Another problem with this scheme is the challenge involved in extracting the complete list of mailboxes with mail on the system. It can be done with something like the following:

 #!/bin/sh  find /var/mail -type f -name mbox -print |\      sed 's:^/var/mail/::          s:/mbox$::          s:/::g'

This code is hardly an elegant solution and is much more cumbersome than ls/var/mail/*/*/.

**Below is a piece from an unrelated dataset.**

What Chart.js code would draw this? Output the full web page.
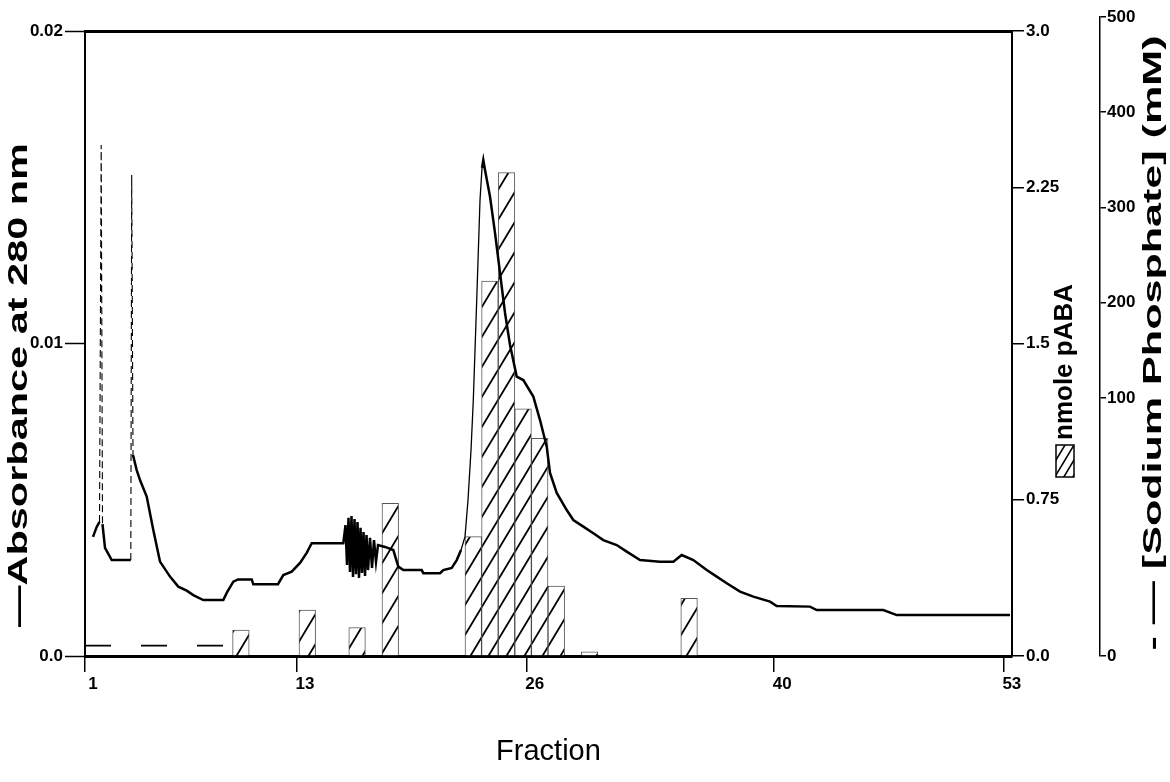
<!DOCTYPE html>
<html><head><meta charset="utf-8">
<script src="https://cdn.jsdelivr.net/npm/chart.js@4.4.1/dist/chart.umd.min.js"></script>
<style>html,body{margin:0;padding:0;background:#fff;}#wrap{width:1170px;height:782px;position:relative;}</style>
</head><body><div id="wrap"><canvas id="c"></canvas></div>
<script>
// ---- data ----
const absFraction = [1.453,1.662,1.821,1.917,1.990,2.132,2.511,3.592,3.643,3.716,3.926,4.113,4.492,4.865,5.244,5.810,6.280,6.755,7.129,7.695,8.827,9.019,9.393,9.659,10.434,10.525,11.922,12.222,12.698,13.168,13.547,13.830,15.618,15.742,15.827,15.912,15.997,16.082,16.167,16.252,16.337,16.422,16.506,16.591,16.676,16.761,16.846,16.931,17.016,17.129,17.242,17.355,17.468,17.582,17.978,18.448,18.731,19.014,20.055,20.146,21.091,21.278,21.753,22.036,22.279,22.505,22.675,22.845,22.975,23.168,23.354,23.468,23.541,23.637,23.920,24.203,24.486,24.769,25.052,25.431,25.805,26.371,26.750,27.129,27.316,27.695,28.261,28.635,29.200,29.766,30.332,31.090,31.656,32.409,33.541,34.294,34.769,35.426,36.184,36.750,37.316,38.069,38.822,39.766,40.145,42.030,42.409,46.178,46.937,53.348];
const absValue = [0.00381,0.00413,0.00429,0.01635,0.00422,0.00346,0.00307,0.00307,0.01539,0.00643,0.00595,0.00563,0.00510,0.00403,0.00302,0.00254,0.00222,0.00209,0.00195,0.00179,0.00179,0.00202,0.00238,0.00245,0.00245,0.00230,0.00230,0.00259,0.00270,0.00298,0.00330,0.00361,0.00361,0.00419,0.00291,0.00442,0.00269,0.00448,0.00253,0.00438,0.00262,0.00429,0.00250,0.00410,0.00266,0.00397,0.00256,0.00387,0.00275,0.00378,0.00282,0.00371,0.00301,0.00355,0.00349,0.00339,0.00286,0.00275,0.00275,0.00265,0.00265,0.00275,0.00282,0.00307,0.00339,0.00382,0.00499,0.00659,0.00819,0.01139,0.01459,0.01562,0.01587,0.01555,0.01470,0.01354,0.01226,0.01098,0.00995,0.00894,0.00883,0.00830,0.00755,0.00670,0.00586,0.00522,0.00467,0.00435,0.00414,0.00393,0.00371,0.00355,0.00334,0.00307,0.00302,0.00302,0.00323,0.00307,0.00275,0.00254,0.00233,0.00206,0.00190,0.00174,0.00160,0.00158,0.00147,0.00147,0.00131,0.00131];
const pabaFraction = [9,13,16,18,23,24,25,26,27,28,30,36];
const pabaNmole = [0.125,0.22,0.136,0.733,0.573,1.80,2.32,1.186,1.045,0.336,0.02,0.277];
const phosFraction = [1,9];
const phosMM = [4,4];
const fractionTicks = [1,13,26,40,53];
const absTicks = [0,0.01,0.02];
const absTickLabels = ['0.0','0.01','0.02'];
const pabaTicks = [0,0.75,1.5,2.25,3.0];
const pabaTickLabels = ['0.0','0.75','1.5','2.25','3.0'];
const phosTicks = [0,100,200,300,400,500];

// ---- piecewise (broken) linear scale for the phosphate axis ----
class BrokenLinearScale extends Chart.LinearScale {
  configure() {
    super.configure();
    const ext = this.options.extendTop || 0;
    this._startPixel -= ext;
    this._length += ext;
  }
  drawBorder() {
    const t = this.top;
    this.top = this._startPixel;
    super.drawBorder();
    this.top = t;
  }
  getPixelForValue(value) {
    if (value === null || value === undefined || isNaN(value)) return NaN;
    const b = this.options.brk;
    let dec;
    if (value <= b.value) dec = (value - this.min) / (b.value - this.min) * b.decimal;
    else dec = b.decimal + (value - b.value) / (this.max - b.value) * (1 - b.decimal);
    return this.getPixelForDecimal(dec);
  }
  getValueForPixel(pixel) {
    const b = this.options.brk;
    const dec = this.getDecimalForPixel(pixel);
    if (dec <= b.decimal) return this.min + dec / b.decimal * (b.value - this.min);
    return b.value + (dec - b.decimal) / (1 - b.decimal) * (this.max - b.value);
  }
}
BrokenLinearScale.id = 'brokenLinear';
BrokenLinearScale.defaults = Chart.LinearScale.defaults;
Chart.register(BrokenLinearScale);

const canvas = document.getElementById('c');
const ctx0 = canvas.getContext('2d');
function makeHatch(w, h, lw) {
  const c = document.createElement('canvas'); c.width = w; c.height = h;
  const g = c.getContext('2d');
  g.fillStyle = '#fff'; g.fillRect(0, 0, w, h);
  g.strokeStyle = '#000'; g.lineWidth = lw;
  g.beginPath();
  g.moveTo(-w, h); g.lineTo(w, -h);
  g.moveTo(0, h); g.lineTo(w, 0);
  g.moveTo(0, 2 * h); g.lineTo(2 * w, 0);
  g.stroke();
  return ctx0.createPattern(c, 'repeat');
}
const hatch = makeHatch(18, 30, 1.8);
const boxHatch = makeHatch(9, 15, 1.6);

const verticalTitles = {
  id: 'verticalTitles',
  afterDraw(chart, args, opts) {
    const ctx = chart.ctx;
    opts.items.forEach(it => {
      const text = chart.scales[it.axis].options.title.text;
      ctx.save();
      ctx.font = it.font;
      ctx.fillStyle = '#000';
      const w = ctx.measureText(text).width;
      ctx.translate(it.x, it.cy);
      ctx.rotate(-Math.PI / 2);
      ctx.scale(it.length / w, 1);
      ctx.textAlign = 'center';
      ctx.textBaseline = 'alphabetic';
      ctx.fillText(text, 0, 0);
      ctx.restore();
      if (it.box) {
        ctx.save();
        ctx.fillStyle = boxHatch;
        ctx.fillRect(it.box.x, it.box.y, it.box.w, it.box.h);
        ctx.strokeStyle = '#000';
        ctx.lineWidth = 1.5;
        ctx.strokeRect(it.box.x, it.box.y, it.box.w, it.box.h);
        ctx.restore();
      }
    });
  }
};

const tickFont = {family: '"Liberation Sans Narrow", "Liberation Sans", sans-serif', size: 17, weight: 'bold'};
const thin = 1.1;

new Chart(canvas, {
  type: 'line',
  data: {
    datasets: [
      {
        type: 'line', label: 'Absorbance at 280 nm', xAxisID: 'x', yAxisID: 'y',
        data: absFraction.map((f, i) => ({x: f, y: absValue[i]})),
        borderColor: '#000', borderWidth: 2.5, pointRadius: 0, tension: 0, fill: false, order: 0,
        segment: {
          borderWidth: c => {
            const a = c.p0.parsed, b = c.p1.parsed;
            if (a.x < 5 && (a.y > 0.008 || b.y > 0.008)) return thin;
            if (a.x >= 22.2 && b.x <= 23.5) return 1.3;
            return undefined;
          },
          borderDash: c => {
            const a = c.p0.parsed, b = c.p1.parsed;
            if (a.x < 5 && (a.y > 0.008 || b.y > 0.008)) return [7, 4];
            return undefined;
          }
        }
      },
      {
        type: 'line', label: '[Sodium Phosphate] (mM)', xAxisID: 'x', yAxisID: 'y3',
        data: phosFraction.map((f, i) => ({x: f, y: phosMM[i]})),
        borderColor: '#000', borderWidth: 1.8, borderDash: [26, 30], pointRadius: 0, fill: false, order: 1
      },
      {
        type: 'bar', label: 'nmole pABA', xAxisID: 'x2', yAxisID: 'yR',
        data: pabaFraction.map((f, i) => ({x: f, y: pabaNmole[i]})),
        backgroundColor: hatch, borderColor: 'rgba(0,0,0,0.65)', borderWidth: 1,
        barPercentage: 1, categoryPercentage: 1, grouped: false, order: 2
      }
    ]
  },
  options: {
    responsive: true, maintainAspectRatio: false, animation: false, devicePixelRatio: 1,
    layout: {padding: {top: 31, left: 0, right: 0, bottom: 0}},
    plugins: {
      legend: {display: false}, tooltip: {enabled: false},
      verticalTitles: {items: [
        {axis: 'y', font: 'bold 27px "Liberation Sans"', x: 27, cy: 385, length: 484},
        {axis: 'yR', font: 'bold 26px "Liberation Sans"', x: 1072, cy: 362, length: 156, box: {x: 1056, y: 445, w: 18, h: 32}},
        {axis: 'y3', font: 'bold 26px "Liberation Sans"', x: 1161, cy: 343, length: 615}
      ]}
    },
    scales: {
      x: {
        type: 'linear', position: 'bottom', min: 1, max: 53.46, offset: false,
        afterBuildTicks: s => { s.ticks = fractionTicks.map(v => ({value: v})); },
        afterFit: s => { s.height = 126; },
        ticks: {font: tickFont, color: '#000', labelOffset: 8, padding: 2, maxRotation: 0, autoSkip: false, callback: v => String(v)},
        grid: {display: true, drawOnChartArea: false, drawTicks: true, tickLength: 16, color: '#000', lineWidth: 1.5},
        border: {display: true, color: '#000', width: 3},
        title: {display: true, text: 'Fraction', color: '#000', font: {family: '"Liberation Sans Narrow", "Liberation Sans", sans-serif', size: 29}, padding: {top: 0, bottom: 13}}
      },
      x2: {
        type: 'linear', display: false, min: -0.39, max: 55.45, offset: false, grid: {offset: false},
        afterBuildTicks: s => { s.ticks = pabaFraction.map(v => ({value: v})); }
      },
      y: {
        type: 'linear', position: 'left', min: 0, max: 0.02,
        afterBuildTicks: s => { s.ticks = absTicks.map(v => ({value: v})); },
        afterFit: s => { s.width = 85; },
        ticks: {font: tickFont, color: '#000', padding: 2, callback: v => absTickLabels[absTicks.indexOf(v)]},
        grid: {
          drawOnChartArea: true, drawTicks: true, tickLength: 20, tickColor: '#000', tickWidth: 1.5,
          color: c => (c.tick && c.tick.value === 0.02) ? '#000' : 'rgba(0,0,0,0)',
          lineWidth: c => (c.tick && c.tick.value === 0.02) ? 3 : 1
        },
        border: {display: true, color: '#000', width: 2},
        title: {display: false, text: '—Absorbance at 280 nm'}
      },
      yR: {
        type: 'linear', position: 'right', min: 0, max: 3,
        afterBuildTicks: s => { s.ticks = pabaTicks.map(v => ({value: v})); },
        afterFit: s => { s.width = 88; },
        ticks: {font: tickFont, color: '#000', padding: 2, callback: v => pabaTickLabels[pabaTicks.indexOf(v)]},
        grid: {drawOnChartArea: false, drawTicks: true, tickLength: 12, color: '#000', lineWidth: 1.5},
        border: {display: true, color: '#000', width: 2},
        title: {display: false, text: 'nmole pABA'}
      },
      y3: {
        type: 'brokenLinear', position: 'right', min: 0, max: 500, extendTop: 14, brk: {value: 100, decimal: 0.4038},
        afterBuildTicks: s => { s.ticks = phosTicks.map(v => ({value: v})); },
        afterFit: s => { s.width = 70; },
        ticks: {font: tickFont, color: '#000', padding: 1, callback: v => String(v)},
        grid: {drawOnChartArea: false, drawTicks: true, tickLength: 6, color: '#000', lineWidth: 1.5},
        border: {display: true, color: '#000', width: 1.5},
        title: {display: false, text: '- — [Sodium Phosphate] (mM)'}
      }
    }
  },
  plugins: [verticalTitles]
});
</script>
</body></html>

Another solution is to use one or two directory levels (as appropriate) but to run some numerical hashing algorithm over the user name to determine the location of a mailbox. Here's an example of an algorithm that is likely to be effective: Pick a prime number (roughly equal to the square root of the maximal number of users we expect to support on this system). Let's assume we might support 58,000 subscribers. We then might select PRIME=241 as our number of bins, so we create the directories /var/mail/0 through /var/mail/240 inclusive. Now, when it comes time to locate a particular mailbox, we run HASH(username ) % PRIME, where HASH() is some hashing function and % denotes modular division. This function defines the location of each mailbox on the system.

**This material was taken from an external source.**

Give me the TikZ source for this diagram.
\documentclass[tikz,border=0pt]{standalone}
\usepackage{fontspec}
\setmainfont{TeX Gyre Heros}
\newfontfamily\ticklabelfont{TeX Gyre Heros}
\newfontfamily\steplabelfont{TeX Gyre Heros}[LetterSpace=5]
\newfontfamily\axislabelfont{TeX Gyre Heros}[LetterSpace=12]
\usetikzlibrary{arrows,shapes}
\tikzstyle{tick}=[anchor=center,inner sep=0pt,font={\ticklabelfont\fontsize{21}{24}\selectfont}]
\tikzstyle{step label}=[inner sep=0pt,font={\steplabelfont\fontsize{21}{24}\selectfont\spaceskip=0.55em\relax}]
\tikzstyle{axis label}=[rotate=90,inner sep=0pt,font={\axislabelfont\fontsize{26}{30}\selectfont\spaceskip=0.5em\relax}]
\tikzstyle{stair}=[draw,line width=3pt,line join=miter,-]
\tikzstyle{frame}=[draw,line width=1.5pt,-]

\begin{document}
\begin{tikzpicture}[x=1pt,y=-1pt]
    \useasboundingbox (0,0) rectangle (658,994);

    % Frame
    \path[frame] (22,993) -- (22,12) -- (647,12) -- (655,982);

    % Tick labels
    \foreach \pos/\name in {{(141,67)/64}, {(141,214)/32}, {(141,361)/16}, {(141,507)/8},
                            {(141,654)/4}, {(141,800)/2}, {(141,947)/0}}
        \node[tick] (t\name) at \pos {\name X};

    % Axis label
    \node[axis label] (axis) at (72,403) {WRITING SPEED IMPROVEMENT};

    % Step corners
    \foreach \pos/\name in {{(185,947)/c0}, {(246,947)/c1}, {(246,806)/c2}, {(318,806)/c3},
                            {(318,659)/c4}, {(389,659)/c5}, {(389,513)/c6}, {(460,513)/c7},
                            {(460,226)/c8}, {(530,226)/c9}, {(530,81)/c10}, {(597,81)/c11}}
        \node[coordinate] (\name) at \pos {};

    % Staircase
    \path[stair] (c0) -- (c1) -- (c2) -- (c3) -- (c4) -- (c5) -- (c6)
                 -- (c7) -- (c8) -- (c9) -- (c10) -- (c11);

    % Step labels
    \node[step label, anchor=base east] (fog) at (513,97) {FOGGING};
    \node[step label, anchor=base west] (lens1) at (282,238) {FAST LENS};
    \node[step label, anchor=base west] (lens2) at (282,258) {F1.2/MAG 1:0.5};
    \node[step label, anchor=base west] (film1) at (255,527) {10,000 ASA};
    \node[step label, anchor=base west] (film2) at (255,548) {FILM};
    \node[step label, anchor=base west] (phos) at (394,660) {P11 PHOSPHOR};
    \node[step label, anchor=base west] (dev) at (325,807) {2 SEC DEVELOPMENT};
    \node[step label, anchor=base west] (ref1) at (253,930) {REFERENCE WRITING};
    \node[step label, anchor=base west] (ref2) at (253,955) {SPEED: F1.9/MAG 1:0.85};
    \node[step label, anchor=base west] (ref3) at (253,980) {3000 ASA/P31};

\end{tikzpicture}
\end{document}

The hashing algorithm could be something well known such as MD5 [RIV92]. We don't need a cryptographically secure hashing algorithm, however, and MD5 is much more computationally expensive than is necessary for these purposes. Take the following C code, for example:

 # define BIGPRIME 241  int  hash(char *username)  {          char *s = username;          int x = 7;          int y = 19;          int prime = BIGPRIME;          unsigned int n;          for (n = (unsigned int) strlen(username); *s != '\0'; s++)                  n=((n << x ^ (n >> y)) ^ *s);          return (n % prime);  }

In this algorithm, a string representing the user name is passed in and an integer representing the hash bin to which that user name corresponds is returned. Internally, prime is the number of hash bins, and x and y are arbitrarily selected small primes.

This algorithm will do almost as good a job of balancing user names over a set of hash bins as MD5 but in a much less computationally expensive manner. With this method, one would need to write a small program that, given a user name, would produce the path to any particular mailbox so that individual mailboxes could be located. This task represents an inconvenience, but not a major one, and ls/var/mail/*/* still provides a complete mailbox list (as long as there aren't too many mailboxes). Essentially, the same mailbox hashing scheme is described in [CBB97].

On email systems with up to, say, 10,000 accounts using a high-performance filesystem, hashing the mailboxes may not be necessary. Even if the message store isn't hashed, putting the .lock files (if necessary) on another disk can reduce the number of files in the spool and, at the same time, spread out the I/O load over more spindles. In fact, because the .lock files don't have any consequence after a reboot, placing them in a tmpfs filesystem would be entirely appropriate. For .pop files, they should reside on the same filesystem as the mailboxes they represent so that they can be replaced atomically with the rename() call. Of course, that doesn't mean that they can't also reside in a different directory. Creating a /var/mail/.pop directory for these files certainly would be acceptable, but make sure that .pop isn't allowed as a valid user name!